It isn’t terribly promising.
Through the first 8 months of the year (34 weekends), there are only 42 new wide release films on the schedule at this point. Last year, there were 77.
How can movie theaters even try to compete with even 2023 with 46% fewer movies?
2023 took at $1.5 billion, 21% leap over 2022. As some writers love to squeal, it still isn’t what it was in 2019 or 2018 (the #1 and #3 highest grossing domestic years in history, pre-COVID). But the increase this year suggests a pretty full recovery of the marketplace… but not of the amount and range of product being brought to market.
Consider also…
910 total releases in 2019 and 993 releases in 2018 VS 498 releases in 2022 and 581 releases this year. So 2023 will be just 27% off of the 2019 grosses… with 33% fewer films in release.
See the correlation?
It is fair to look at the Top 10 of 2019 and 2023 and see that this year was still a billion off (domestically) from that 2019 group. However… 2019’s Top 10 is all top-end franchise IP, whereas the last 2 entries in 2023’s Top 10 are stand-alone Sound of Freedom and Taylor Swift: The Eras Tour and as great as #5 Oppenheimer did, it is still an stand-alone.

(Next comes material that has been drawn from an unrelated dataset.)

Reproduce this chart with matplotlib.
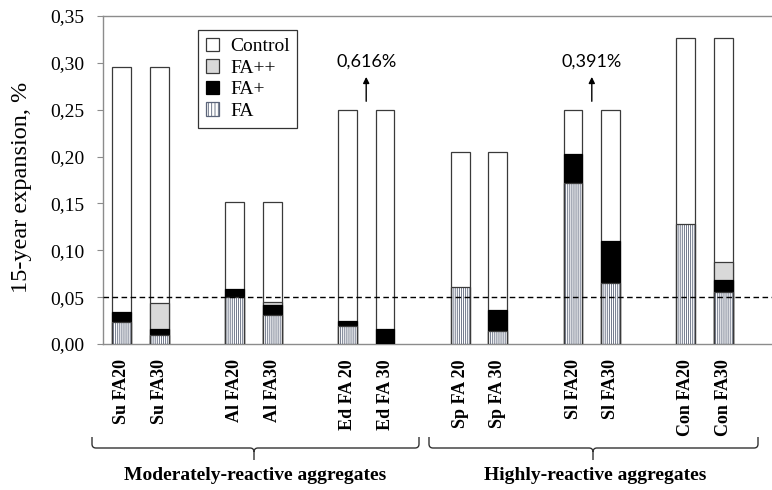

In the second half of the Top 10 (6-10), the difference between Captain Marvel, Spider-Man: Far From Home, Aladdin, Joker, and Jumanji 2 vs The Little Mermaid, Ant-Man 3, John Wick 4, Sound of Freedom, and Taylor Swift was $766 million.
Of course, in the end, none of that really matters so much. It is important perspective as so many journalists misguide the public about what the status of theatrical is. But the bottom line asks no questions.